The slow moment is also unusual—a broad, serene theme that some have compared (unreasonably) to “Three Blind Mice.”  I think it’s typical Rachmaninov, just without the romance; can a theme be beautiful without conjuring up desperate lovers and Pre-Raphaelite portraits?  Naturally—Mozart did it, and this reminds me of a Mozart Romance from his piano concertos, perhaps Nos. 20, 22, or 27.  Indeed, there is much that is Mozartian here, and though Mozart is not a composer one readily associates with Rachmaninov, there is much affinity between the two in Rachmaninov’s late music.  The autumnal quality, certainly, but also his willingness to experiment and play with form—think of Mozart’s 27th concerto, which defies all the previous works in its lack of theatricality.  It simply exists as it is. 
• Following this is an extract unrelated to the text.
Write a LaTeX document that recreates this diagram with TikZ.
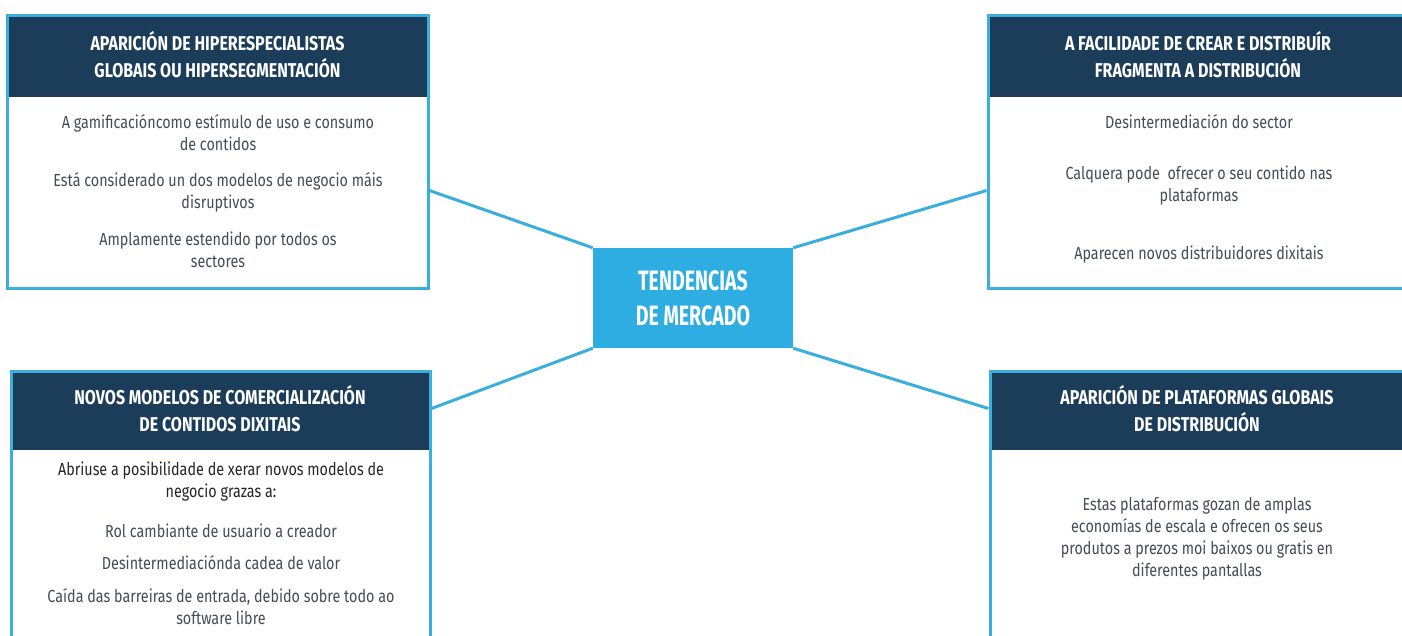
\documentclass[tikz,border=0pt]{standalone}
\usepackage{fontspec}
\setmainfont{Fira Sans}[FakeStretch=0.82]
\newfontfamily\hdfont{Fira Sans}[FakeStretch=0.80]
\newfontfamily\ctfont{Fira Sans}[FakeStretch=0.70]
\definecolor{lblue}{HTML}{3AAEDC}
\definecolor{cblue}{HTML}{2EADE2}
\definecolor{navy}{HTML}{1C3D5A}
\definecolor{txt}{HTML}{454B58}
\tikzset{
  frame/.style={draw=lblue, line width=3pt, inner sep=0pt},
  head/.style={fill=navy, inner sep=0pt},
  hd/.style={text=white, font=\hdfont\bfseries\fontsize{20}{27}\selectfont, align=center, inner sep=0pt},
  bd/.style={text=txt, font=\fontsize{17.5}{22}\selectfont, align=center, inner sep=0pt},
  link/.style={draw=lblue, line width=3pt},
}
\begin{document}
\begin{tikzpicture}[x=1pt,y=-1pt]
\useasboundingbox (0,0) rectangle (1402,635);
\clip (0,0) rectangle (1402,635);
\fill[white] (0,0) rectangle (1402,635);
% headers
\node[head, minimum width=421pt, minimum height=82pt] (tlh) at (217.5,56) {};
\node[head, minimum width=422pt, minimum height=82pt] (trh) at (1199,56) {};
\node[head, minimum width=419pt, minimum height=79pt] (blh) at (220.5,410.5) {};
\node[head, minimum width=420pt, minimum height=79pt] (brh) at (1200,410.5) {};
% frames
\node[frame, minimum width=421pt, minimum height=273pt] (tl) at (217.5,151.5) {};
\node[frame, minimum width=422pt, minimum height=273pt] (tr) at (1199,151.5) {};
\node[frame, minimum width=419pt, minimum height=300pt] (bl) at (220.5,521) {};
\node[frame, minimum width=420pt, minimum height=300pt] (br) at (1200,521) {};
% centre
\node[fill=cblue, minimum width=200pt, minimum height=100pt, inner sep=0pt,
      text=white, font=\ctfont\bfseries\fontsize{28}{35}\selectfont, align=center] (c) at (693,298)
      {TENDENCIAS\\DE MERCADO};
% connectors
\draw[link] (c.north west) -- ([yshift=-39pt]tl.east);
\draw[link] (c.north east) -- ([yshift=-39pt]tr.west);
\draw[link] (c.south west) -- ([yshift=-39pt]bl.north east);
\draw[link] (c.south east) -- ([yshift=-39pt]br.north west);
% header texts
\node[hd] (tlt) at (217.5,55) {APARICIÓN DE HIPERESPECIALISTAS\\GLOBAIS OU HIPERSEGMENTACIÓN};
\node[hd] (trt) at (1198,55) {A FACILIDADE DE CREAR E DISTRIBUÍR\\FRAGMENTA A DISTRIBUCIÓN};
\node[hd] (blt) at (220,409) {NOVOS MODELOS DE COMERCIALIZACIÓN\\DE CONTIDOS DIXITAIS};
\node[hd] (brt) at (1197,409) {APARICIÓN DE PLATAFORMAS GLOBAIS\\DE DISTRIBUCIÓN};
% body texts
\node[bd] (tl1) at (218,133) {A gamificacióncomo estímulo de uso e consumo\\de contidos};
\node[bd] (tl2) at (218,192) {Está considerado un dos modelos de negocio máis\\disruptivos};
\node[bd] (tl3) at (218,250) {Amplamente estendido por todos os\\sectores};
\node[bd] (tr1) at (1199,122) {Desintermediación do sector};
\node[bd] (tr2) at (1199,186) {Calquera pode\ \ ofrecer o seu contido nas\\plataformas};
\node[bd] (tr3) at (1199,255) {Aparecen novos distribuidores dixitais};
\node[bd, text=black!85, font=\fontseries{m}\fontsize{17.5}{22}\selectfont] (bl1) at (221,482) {Abriuse a posibilidade de xerar novos modelos de\\negocio grazas a:};
\node[bd] (bl2) at (221,531) {Rol cambiante de usuario a creador};
\node[bd] (bl3) at (221,563) {Desintermediaciónda cadea de valor};
\node[bd] (bl4) at (221,607) {Caída das barreiras de entrada, debido sobre todo ao\\software libre};
\node[bd] (br1) at (1197,539) {Estas plataformas gozan de amplas\\economías de escala e ofrecen os seus\\produtos a prezos moi baixos ou gratis en\\diferentes pantallas};
\end{tikzpicture}
\end{document}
The finale opens brashly—even cheekily in the orchestra, before the piano careens in, almost a tad drunkenly.  Everything here seems composed with a nod to Prokofiev by way of Broadway.  Indeed, there is a slight hint of Jazz beneath this music; let’s not forget that Rachmaninov was in the audience during the premier of Gershwin’s Rhapsody in Blue!  This is one of Rachmainov’s first works written squarely in the 20th century, and one that, without radically altering his style, converts the often heavy, austere quality of the Second Symphony into athletic, ‘young’ sounding music.  Of course, there’s melody and beauty throughout, but the dominant mood is satiric high spirits.  Indeed, the finale sounds like a discarded movement from the Rhapsody on a Theme of Paganini, particularly Variations 19-21, which groove and shake like no other work in his opus (except this concerto).  So why is it so neglected?  Sure, it’s played now and then, and recorded when anyone does a complete set of his concerti, but as a stand-alone piece it delights—and is a nice reposte to those who exclaim Rachmaninov is old hat, washed up, hopelessly Romantic.  Amazingly, in his 60’s Rachmaninov was still reinventing himself and listening (and taking notes) on American music.  I often have to be in just the right mood to listen to Piano Concerto No.3, but No.4 always takes me by surprise and transports me to its unique soundscape.  For these reasons it makes an ideal introduction to Rachmaninov’s music, rather than a tolerated footnote to his compositional legacy. 

My favorite version is the classic recording from Ormandy and Entremont with the Philadelphia Symphony.  This was “Rachmaninov’s orchestra,” since he had a warm working relationship with them, and premiered several works with them, two of which he conceived with them in mind: Symphony No.3 and the Symphonic Dances.  Other great versions include the Ashkenazy/Haitnik version, as well as the much lauded version by Michelangeli, along with Ravel’s Piano Concerto in G (a novel, and very appropriate coupling!).